Representing Real Capital in Asset Liability Equity tables

Applying ALE tables to the material world: an introduction.

You’ll need to be familiar with the concepts of real capital and systems dynamics from previous posts, if you are not already.

The Assets – Liabilities – Equity (ALE) accounting method is a fundamental approach used in financial accounting to record and report the financial position of an organization. It involves the classification and measurement of an organization’s resources (assets), obligations (liabilities), and owners’ interests (equity). This method is widely appreciated by businesses, non-profit organizations, and governmental entities as it provides a comprehensive and transparent overview of an organization’s financial health.

The approach therefore, is favoured by economists advising policy makers. However, not just money, but physical resources – their function, availability, capacity, etc. are vital to  the workings of society. This dimension can be lost when looking through an economics-heavy lens.  What is needed is the robustness of the ALE method applied to the material world. Let us present it here:

Asset-Liability-Equity (ALE) tables lend themselves to modeling of real capital within the framework of systems dynamics modeling, especially of the material fabric of society. They provide a framework to represent and analyze stocks and flows of non-financial items. That is, real capital, such as natural resources, ( natural capital) energy, or ecosystem services (natural capital), or our infrastructure (built capital) or our institutions (social capital) and citizens (human capital). Here’s how the structure works:

The basic table 

Assets	Liabilities	Equity	Check
A	B	A – B=C	A – B – C = 0

Columns as Stock

• Definition: Columns in ALE tables represent the stocks, which are static quantities or inventories at a given time. These could include tangible resources like water reserves, mineral deposits, (natural capital) or built infrastructure, (built capital) as well as intangible assets like government policies or knowledge capital (social capital).
• Purpose: Stocks embody the system’s capacity or state. For instance, the stock of forest resources (natural capital) might represent the current availability of timber or carbon sequestration potential. For built capital, built infrastructure can be represented as function and capacity.

Rows as Flows

• Definition: Rows denote flows, which are dynamic changes occurring over time. These include inputs, outputs, or transformations that alter the stocks. Flows could involve material extractions, emissions, or the transition of resources through different stages of a system.
• Purpose: Flows track activities or processes. For example, a row could record annual timber harvested from a forest (outflow) or the rate of reforestation (inflow).

Example Applications

The graph above shows the global carbon cycle in gigatons of carbon. The columns represent the take up/emissions as Assets and Liabilities. An additional Asset column represents the stock of carbon stored at any one time in plants, soil, atmosphere and oceans.

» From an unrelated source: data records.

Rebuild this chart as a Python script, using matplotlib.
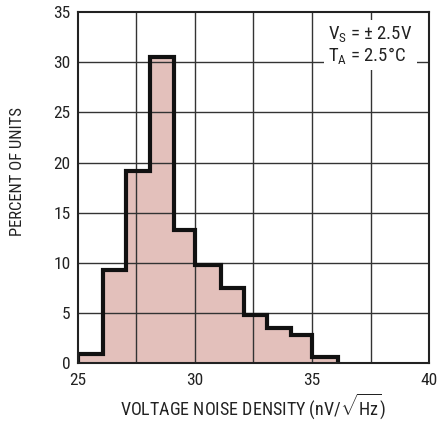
import matplotlib
matplotlib.use("Agg")
import matplotlib.pyplot as plt
from matplotlib import font_manager

# bin edges and heights
edges = [25, 26.08, 27.05, 28.07, 29.1, 30.0, 31.1, 32.08, 33.07, 34.1, 35.0, 36.1]
percent = [0.86, 9.3, 19.2, 30.5, 13.3, 9.8, 7.45, 4.8, 3.5, 2.75, 0.55]

xticks = [25, 30, 35, 40]
yticks = [0, 5, 10, 15, 20, 25, 30, 35]

# narrow face, like the datasheet one
have = {f.name for f in font_manager.fontManager.ttflist}
fam = 'Roboto Condensed' if 'Roboto Condensed' in have else 'Liberation Sans'

plt.rcParams['font.family'] = [fam, 'DejaVu Sans']
plt.rcParams['mathtext.fontset'] = 'custom'
plt.rcParams['mathtext.rm'] = fam
plt.rcParams['mathtext.it'] = fam

fig = plt.figure(figsize=(4.37, 4.21), dpi=100)
ax = fig.add_axes([0.178, 0.138, 0.804, 0.833])

ax.stairs(percent, edges, fill=True, facecolor='#e3c0bb', edgecolor='none', zorder=1)
# grid above fill
for x in [27.5, 30, 32.5, 35, 37.5]:
    ax.axvline(x, color='#333333', lw=1.0, zorder=2)
for y in yticks[1:-1]:
    ax.axhline(y, color='#333333', lw=1.0, zorder=2)
ax.stairs(percent, edges, color='#111111', lw=3, zorder=3)

ax.set_xlim(25, 40)
ax.set_ylim(0, 35)
ax.set_xticks(xticks)
ax.set_yticks(yticks)
ax.tick_params(length=0, labelsize=12.5, colors='#222222')
ax.tick_params(axis='x', pad=7)
ax.tick_params(axis='y', pad=5)
for s in ax.spines.values():
    s.set_linewidth(1.5)
    s.set_color('#222222')
    s.set_zorder(4)

ax.set_xlabel(r'VOLTAGE NOISE DENSITY (nV/$\sqrt{\mathrm{Hz}}$)', fontsize=13, color='#222222', labelpad=3)
ax.set_ylabel('PERCENT OF UNITS', fontsize=12, color='#222222')
ax.yaxis.set_label_coords(-0.15, 0.547)

ax.text(35.7, 33.8, 'V$_\\mathrm{S}$ = ± 2.5V\nT$_\\mathrm{A}$ = 2.5°C', fontsize=13.5,
        va='top', ha='left', color='#222222', linespacing=1.05, zorder=5,
        bbox=dict(facecolor='white', edgecolor='none', pad=3))

fig.savefig('out.png', dpi=100)
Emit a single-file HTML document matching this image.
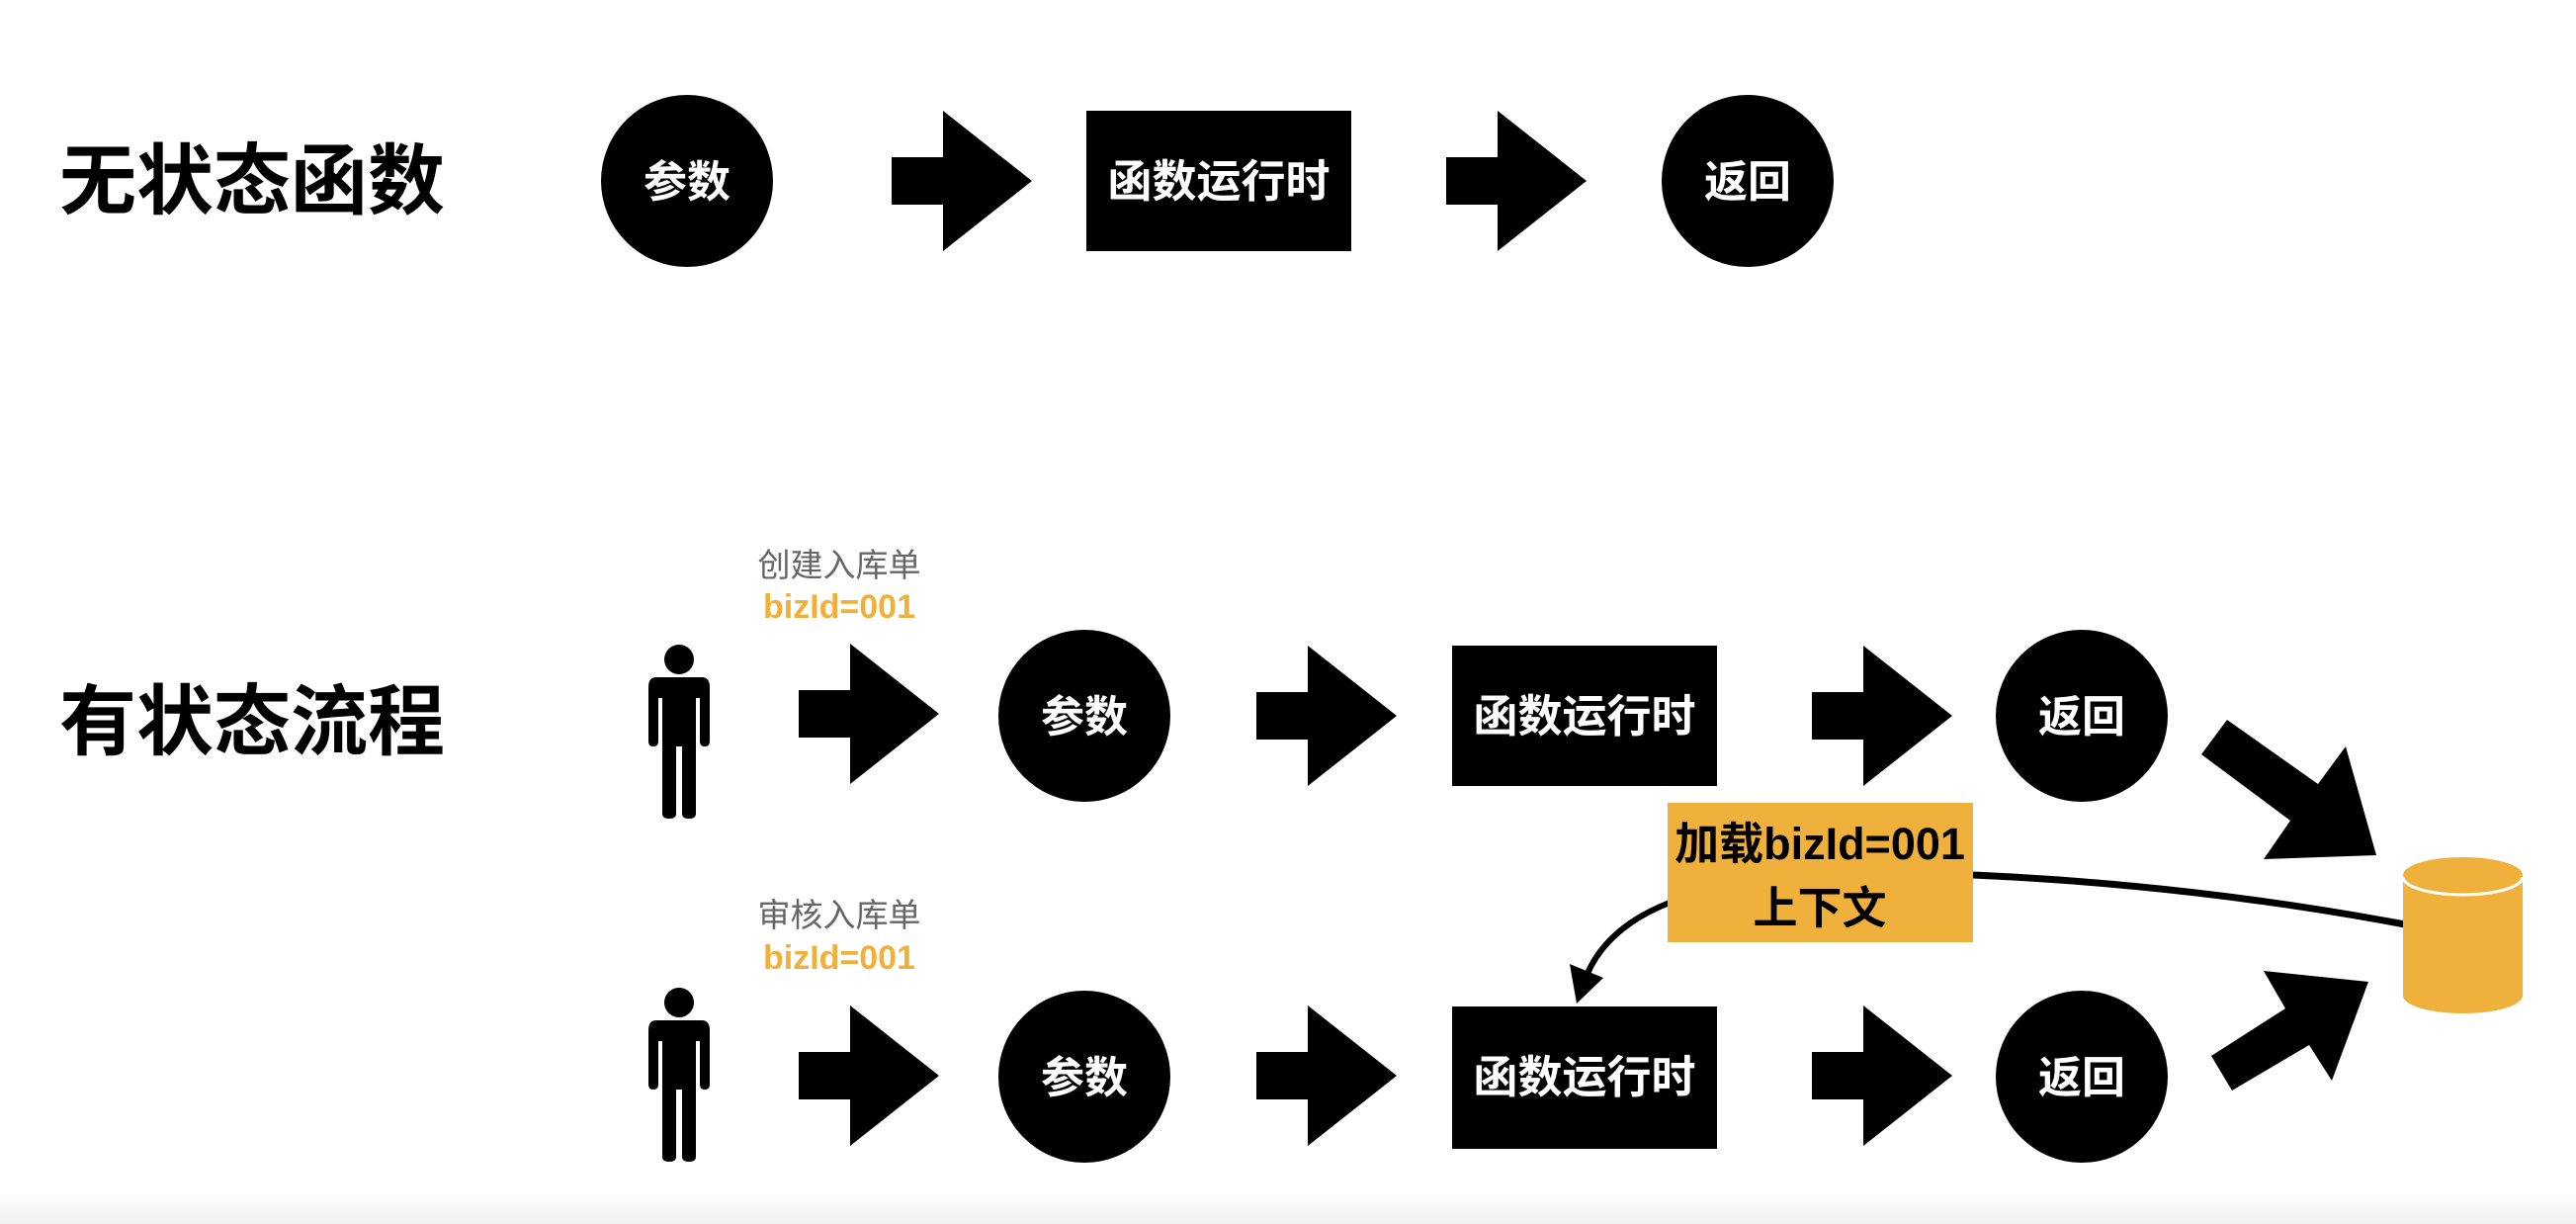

The rows show the flows out of the system ( for example, photosynthesis) and flows into the system (for example, from soil microbial respiration). The table reveals the climate problem from an unusual angle: the stock is larger than the equity, which is the net accumulation in the system of 8 gigatons annually.

ALE tables can be used to explore allocation and performance. Consider this table, designed for management of housing. It presents current status. A budget or politically approved normative is considered an asset. In this case the asset is a 100% of people housed capability, measured as number of units per potential families. This might be put higher if it is decided that society needs more houses than needed to allow flexibility. Then there is performance. In this case not only should there be enough, but it should be allocated. That is to say, no empty homes or multiple homes held onto whilst others go homeless.

In terms of quality, it is decided that 60% of a given standard is good enough. The liability represents shortfall. Here, there is a 5% shortfall in capacity. The shortfall in allocation, however, is 15%.

The liability for quality is a shortfall of 30% of the accepted standard, which is 18%.

The equity column represents actual capacity and performance, which is 95%, 85% and 42%

Systems Dynamics Perspective

In systems dynamics, ALE tables provide a dual perspective:

1. Static Representation: The stocks show the system’s current state.
2. Dynamic Processes: The flows reveal how the system evolves over time, helping identify trends, bottlenecks, or opportunities for intervention.

Practical Use Cases

• Sustainability Modeling: Representing the flow of natural resources through different stages of use and regeneration, aiding in sustainable policy formulation.
• Economic-Environmental Integration: Tracking how policy interventions (e.g., carbon taxes) influence stocks of emissions and flows of industrial production.

By linking stocks and flows in this way, ALE tables become a powerful tool for analyzing complex systems, supporting strategic decision-making across economic, environmental, and social domains.